What if eating fish were the same as eating a cat? That was the provocative question behind PETA’s latest campaign, unveiled for World Day for the End of Speciesism. The imagery showed a fishmonger holding first a fish, then a cat, with the blunt slogan: “See the difference? Open your eyes.”
Planned for display across several cities in Brittany, the campaign was approved by a media agency before being abruptly cancelled without an official explanation. But rather than treating the rejection as a setback, PETA has turned it into a communication strategy — using the ban itself to spark debate.
Originally, the goal was to draw attention to speciesism, the belief system that ranks animals according to whether they are considered food or companions. In a region where fishing is a cultural cornerstone, the campaign was designed to disrupt familiar imagery and challenge deep-rooted habits.

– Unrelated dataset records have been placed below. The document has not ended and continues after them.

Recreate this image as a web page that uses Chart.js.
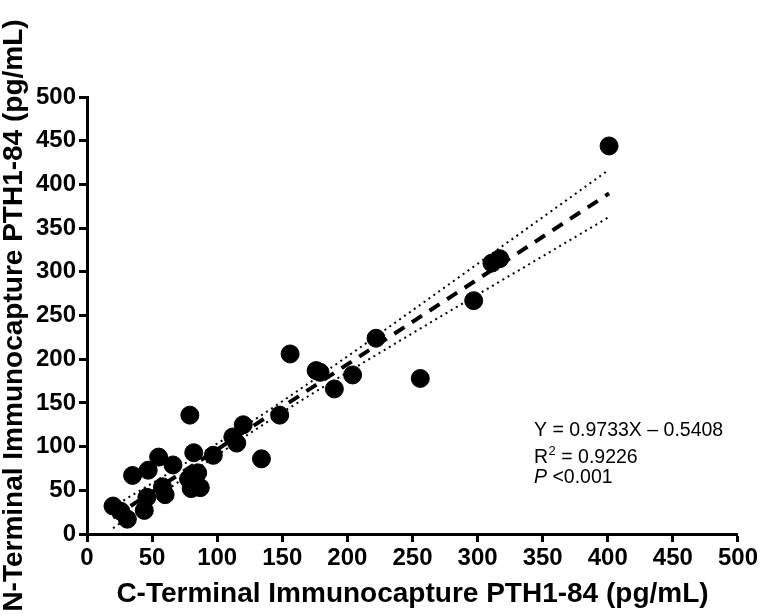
<!DOCTYPE html>
<html>
<head>
<meta charset="utf-8">
<script src="https://cdn.jsdelivr.net/npm/chart.js@4/dist/chart.umd.min.js"></script>
<style>
  html, body { margin: 0; padding: 0; background: #fff; }
  #wrap { width: 760px; height: 615px; }
</style>
</head>
<body>
<div id="wrap"><canvas id="c" width="760" height="615"></canvas></div>
<script>
// Measured points: C-terminal (x) vs N-terminal (y), pg/mL
const cTerminal = [401, 311, 317, 297, 222, 256, 204, 190, 176, 179, 156, 148, 134, 120, 112, 115, 97, 79, 82, 85, 78, 80, 87, 66, 55, 47, 35, 58, 60, 46, 44, 20, 26, 31];
const nTerminal = [444, 310, 315, 267, 224, 178, 182, 166, 187, 185, 206, 136, 86, 125, 111, 104, 90, 136, 93, 70, 63, 52, 53, 79, 88, 73, 67, 54, 45, 42, 27, 32, 26, 17];

// Regression line (from the annotation) drawn between the data extremes
const fitX = [20, 401];
const fitY = [18.9, 389.7];

// 95% confidence band
const bandX = [20, 60, 100, 130, 160, 200, 250, 300, 350, 401];
const bandUpper = [31.2, 67.0, 103.5, 132.0, 161.9, 203.2, 255.9, 309.1, 362.4, 416.9];
const bandLower = [6.6, 48.8, 90.1, 120.0, 148.5, 185.0, 229.7, 273.9, 317.8, 362.7];

const xTicks = [0, 50, 100, 150, 200, 250, 300, 350, 400, 450, 500];
const yTicks = [0, 50, 100, 150, 200, 250, 300, 350, 400, 450, 500];

const xTitle = 'C-Terminal Immunocapture PTH1-84 (pg/mL)';
const yTitle = 'N-Terminal Immunocapture PTH1-84 (pg/mL)';
const statLines = ['Y = 0.9733X \u2013 0.5408', 'R', '2', ' = 0.9226', 'P', ' <0.001'];

const FONT = '"Liberation Sans", Arial, Helvetica, sans-serif';

const toXY = (xs, ys) => xs.map((x, i) => ({ x: x, y: ys[i] }));

const statsPlugin = {
  id: 'stats',
  afterDraw(chart) {
    const ctx = chart.ctx;
    const a = chart.chartArea;
    const x0 = a.left + 447;
    ctx.save();
    ctx.fillStyle = '#000';
    ctx.textBaseline = 'alphabetic';
    ctx.textAlign = 'left';
    ctx.font = '19.5px ' + FONT;
    ctx.fillText(statLines[0], x0, a.top + 338.5);
    // R^2 line
    let y2 = a.top + 366;
    ctx.fillText(statLines[1], x0, y2);
    let w = ctx.measureText(statLines[1]).width;
    ctx.font = '13px ' + FONT;
    ctx.fillText(statLines[2], x0 + w + 0.5, y2 - 8);
    let w2 = ctx.measureText(statLines[2]).width;
    ctx.font = '19.5px ' + FONT;
    ctx.fillText(statLines[3], x0 + w + w2 + 0.5, y2);
    // P line
    let y3 = a.top + 386;
    ctx.font = 'italic 19.5px ' + FONT;
    ctx.fillText(statLines[4], x0, y3);
    let w3 = ctx.measureText(statLines[4]).width;
    ctx.font = '19.5px ' + FONT;
    ctx.fillText(statLines[5], x0 + w3, y3);
    ctx.restore();
  }
};

new Chart(document.getElementById('c'), {
  type: 'scatter',
  data: {
    datasets: [
      {
        type: 'line',
        data: toXY(bandX, bandUpper),
        borderColor: '#000',
        borderWidth: 2,
        borderDash: [2, 4],
        pointRadius: 0,
        fill: false,
        cubicInterpolationMode: 'monotone',
        order: 3
      },
      {
        type: 'line',
        data: toXY(bandX, bandLower),
        borderColor: '#000',
        borderWidth: 2,
        borderDash: [2, 4],
        pointRadius: 0,
        fill: false,
        cubicInterpolationMode: 'monotone',
        order: 3
      },
      {
        type: 'line',
        data: toXY(fitX, fitY),
        borderColor: '#000',
        borderWidth: 4,
        borderDash: [12, 9],
        borderCapStyle: 'butt',
        pointRadius: 0,
        fill: false,
        order: 2
      },
      {
        type: 'scatter',
        data: toXY(cTerminal, nTerminal),
        backgroundColor: '#000',
        borderColor: '#000',
        pointRadius: 9,
        pointHoverRadius: 9,
        order: 1
      }
    ]
  },
  options: {
    responsive: false,
    animation: false,
    devicePixelRatio: 1,
    layout: { padding: { left: 0, right: 20.5, top: 97, bottom: 0 } },
    plugins: { legend: { display: false }, tooltip: { enabled: false } },
    scales: {
      x: {
        type: 'linear',
        min: 0, max: 500,
        afterBuildTicks: (s) => { s.ticks = xTicks.map(v => ({ value: v })); },
        afterFit: (s) => { s.height = 81; },
        ticks: { color: '#000', font: { family: FONT, size: 24, weight: 'bold' }, padding: 2, maxRotation: 0, autoSkip: false },
        grid: { display: true, drawOnChartArea: false, drawTicks: true, tickLength: 8, tickWidth: 3, tickColor: '#000' },
        border: { display: true, width: 3, color: '#000' },
        title: { display: true, text: xTitle, color: '#000', font: { family: FONT, size: 28, weight: 'bold', lineHeight: 1.2 }, padding: { top: 0, bottom: 4 } }
      },
      y: {
        type: 'linear',
        min: 0, max: 500,
        afterBuildTicks: (s) => { s.ticks = yTicks.map(v => ({ value: v })); },
        afterFit: (s) => { s.width = 87; },
        ticks: { color: '#000', font: { family: FONT, size: 24, weight: 'bold' }, padding: 3, autoSkip: false },
        grid: { display: true, drawOnChartArea: false, drawTicks: true, tickLength: 8, tickWidth: 3, tickColor: '#000' },
        border: { display: true, width: 3, color: '#000' },
        title: { display: true, text: yTitle, color: '#000', font: { family: FONT, size: 28, weight: 'bold', lineHeight: 1.0 }, padding: { top: 0, bottom: 0 } }
      }
    }
  },
  plugins: [statsPlugin]
});
</script>
</body>
</html>
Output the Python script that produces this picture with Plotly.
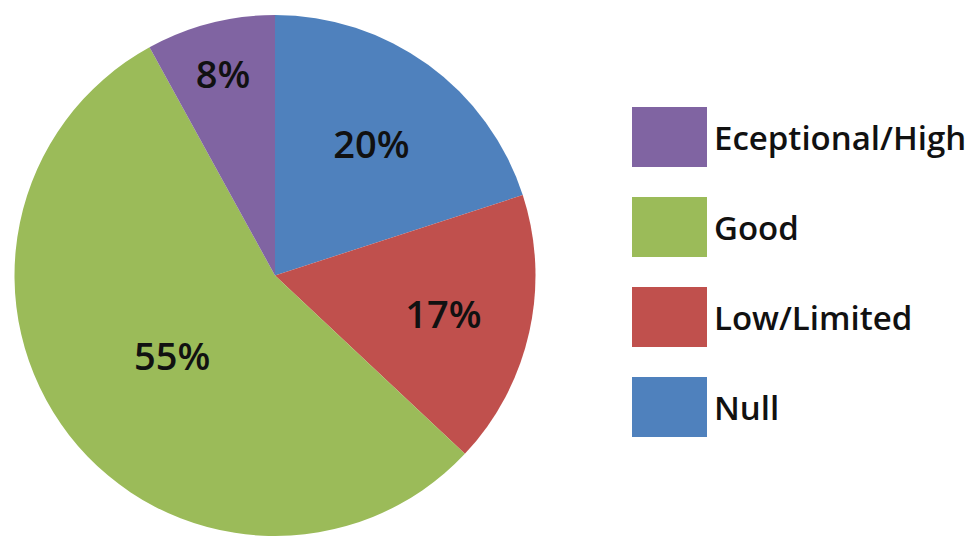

By publicising the refusal, PETA reframes the controversy: censorship becomes the message. A tightly written press release invited media coverage, while social networks amplified the story. The paradox is clear — while adverts featuring dead animals as food are commonplace, a poster questioning that very logic is deemed unacceptable.
This tension is precisely what PETA seeks to exploit. The organisation argues that fish, like cats or dogs, are sentient beings capable of intelligence and suffering, and should be afforded the same moral consideration. In the end, the poster may never have appeared on the streets of Brittany, but its absence is proving even more powerful than its presence.